> Collected material:
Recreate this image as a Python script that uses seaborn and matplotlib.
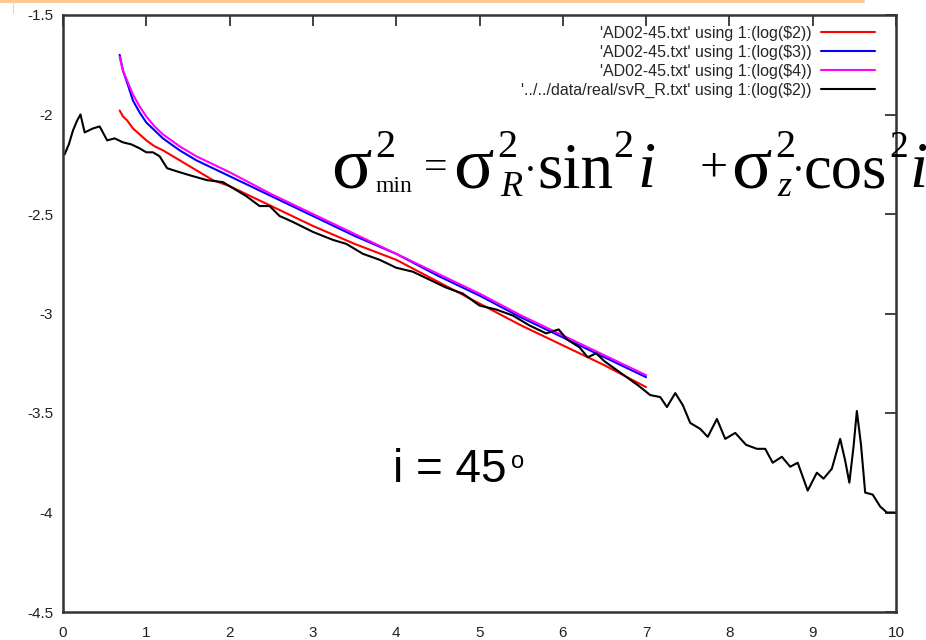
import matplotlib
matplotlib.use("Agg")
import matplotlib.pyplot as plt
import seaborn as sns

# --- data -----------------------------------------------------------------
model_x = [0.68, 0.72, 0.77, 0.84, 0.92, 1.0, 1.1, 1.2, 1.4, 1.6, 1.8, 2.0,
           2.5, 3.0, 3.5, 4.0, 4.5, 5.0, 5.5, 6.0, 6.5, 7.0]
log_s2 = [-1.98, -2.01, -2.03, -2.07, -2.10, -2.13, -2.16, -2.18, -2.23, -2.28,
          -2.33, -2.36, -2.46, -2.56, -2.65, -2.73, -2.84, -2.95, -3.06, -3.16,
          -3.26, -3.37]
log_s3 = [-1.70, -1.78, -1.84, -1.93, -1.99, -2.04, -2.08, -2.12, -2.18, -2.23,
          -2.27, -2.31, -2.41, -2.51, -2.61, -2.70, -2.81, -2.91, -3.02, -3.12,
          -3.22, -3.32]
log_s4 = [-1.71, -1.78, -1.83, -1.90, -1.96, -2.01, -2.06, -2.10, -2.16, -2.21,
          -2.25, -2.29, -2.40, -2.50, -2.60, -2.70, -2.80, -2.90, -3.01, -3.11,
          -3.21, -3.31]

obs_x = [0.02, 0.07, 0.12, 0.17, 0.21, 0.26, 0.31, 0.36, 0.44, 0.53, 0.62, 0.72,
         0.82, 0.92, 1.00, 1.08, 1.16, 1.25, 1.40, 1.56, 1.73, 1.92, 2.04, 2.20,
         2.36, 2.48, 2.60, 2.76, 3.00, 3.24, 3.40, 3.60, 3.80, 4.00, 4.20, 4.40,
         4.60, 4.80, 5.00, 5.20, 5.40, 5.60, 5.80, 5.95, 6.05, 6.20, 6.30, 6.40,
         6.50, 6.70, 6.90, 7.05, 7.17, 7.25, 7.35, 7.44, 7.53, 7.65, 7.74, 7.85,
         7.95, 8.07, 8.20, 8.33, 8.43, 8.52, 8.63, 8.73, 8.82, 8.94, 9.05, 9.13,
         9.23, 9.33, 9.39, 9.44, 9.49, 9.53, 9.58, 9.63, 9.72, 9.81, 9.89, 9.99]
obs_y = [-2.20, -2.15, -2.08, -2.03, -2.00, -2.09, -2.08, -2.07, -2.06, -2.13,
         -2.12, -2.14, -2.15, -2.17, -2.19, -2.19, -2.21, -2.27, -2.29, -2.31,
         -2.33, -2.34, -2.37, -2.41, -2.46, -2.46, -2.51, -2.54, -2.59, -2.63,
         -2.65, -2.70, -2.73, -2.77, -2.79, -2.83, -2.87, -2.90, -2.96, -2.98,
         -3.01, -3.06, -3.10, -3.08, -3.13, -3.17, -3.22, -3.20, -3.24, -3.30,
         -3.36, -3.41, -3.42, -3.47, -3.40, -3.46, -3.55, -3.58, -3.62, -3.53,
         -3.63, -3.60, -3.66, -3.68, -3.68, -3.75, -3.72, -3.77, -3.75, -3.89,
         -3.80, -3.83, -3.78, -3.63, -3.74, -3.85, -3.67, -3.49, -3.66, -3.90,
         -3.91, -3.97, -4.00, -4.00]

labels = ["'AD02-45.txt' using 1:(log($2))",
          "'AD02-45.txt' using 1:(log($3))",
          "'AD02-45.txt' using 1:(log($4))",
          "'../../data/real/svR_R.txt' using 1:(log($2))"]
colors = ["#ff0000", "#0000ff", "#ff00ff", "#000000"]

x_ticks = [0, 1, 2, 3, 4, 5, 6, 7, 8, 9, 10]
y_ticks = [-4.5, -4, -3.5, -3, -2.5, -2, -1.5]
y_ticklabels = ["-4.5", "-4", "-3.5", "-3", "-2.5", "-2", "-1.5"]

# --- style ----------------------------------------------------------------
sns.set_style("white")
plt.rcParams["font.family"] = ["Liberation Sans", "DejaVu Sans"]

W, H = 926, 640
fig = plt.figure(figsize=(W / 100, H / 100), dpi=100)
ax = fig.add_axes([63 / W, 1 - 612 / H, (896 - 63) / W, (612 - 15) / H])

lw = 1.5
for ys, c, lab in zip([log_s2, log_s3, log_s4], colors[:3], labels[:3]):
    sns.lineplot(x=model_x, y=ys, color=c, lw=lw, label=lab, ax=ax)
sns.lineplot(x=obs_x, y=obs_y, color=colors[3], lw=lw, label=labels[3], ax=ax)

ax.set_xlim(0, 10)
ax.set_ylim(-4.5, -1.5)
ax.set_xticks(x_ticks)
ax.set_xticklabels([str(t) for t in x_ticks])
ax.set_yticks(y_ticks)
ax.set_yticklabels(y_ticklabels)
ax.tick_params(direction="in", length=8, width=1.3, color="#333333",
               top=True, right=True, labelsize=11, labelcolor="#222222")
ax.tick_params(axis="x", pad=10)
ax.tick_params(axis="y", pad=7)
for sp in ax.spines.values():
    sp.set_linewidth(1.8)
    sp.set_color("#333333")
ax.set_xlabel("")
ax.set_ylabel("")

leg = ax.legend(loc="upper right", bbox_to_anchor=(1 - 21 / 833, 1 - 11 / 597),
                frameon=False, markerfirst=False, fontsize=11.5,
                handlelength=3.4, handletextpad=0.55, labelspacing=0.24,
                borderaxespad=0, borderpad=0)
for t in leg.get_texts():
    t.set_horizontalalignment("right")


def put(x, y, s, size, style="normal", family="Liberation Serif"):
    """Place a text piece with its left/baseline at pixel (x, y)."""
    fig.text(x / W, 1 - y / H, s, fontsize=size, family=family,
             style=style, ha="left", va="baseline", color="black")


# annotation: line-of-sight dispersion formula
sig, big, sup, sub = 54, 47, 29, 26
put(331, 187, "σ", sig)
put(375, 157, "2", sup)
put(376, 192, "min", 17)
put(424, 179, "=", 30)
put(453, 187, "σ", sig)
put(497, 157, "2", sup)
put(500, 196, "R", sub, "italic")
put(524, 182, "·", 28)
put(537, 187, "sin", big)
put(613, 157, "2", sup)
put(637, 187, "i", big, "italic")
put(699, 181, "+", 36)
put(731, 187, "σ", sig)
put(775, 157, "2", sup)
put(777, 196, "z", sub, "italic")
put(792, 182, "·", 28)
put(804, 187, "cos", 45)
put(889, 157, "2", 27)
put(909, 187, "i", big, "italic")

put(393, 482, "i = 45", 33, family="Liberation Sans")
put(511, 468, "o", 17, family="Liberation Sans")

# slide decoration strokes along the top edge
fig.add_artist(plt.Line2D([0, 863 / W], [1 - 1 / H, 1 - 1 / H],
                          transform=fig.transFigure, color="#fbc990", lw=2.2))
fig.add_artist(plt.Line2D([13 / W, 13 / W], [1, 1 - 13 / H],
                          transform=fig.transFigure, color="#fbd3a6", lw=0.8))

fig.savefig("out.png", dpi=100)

> Requirement:
Return all lines of the material above in which the word "seaborn" occurs.

> The output:
Recreate this image as a Python script that uses seaborn and matplotlib.
import seaborn as sns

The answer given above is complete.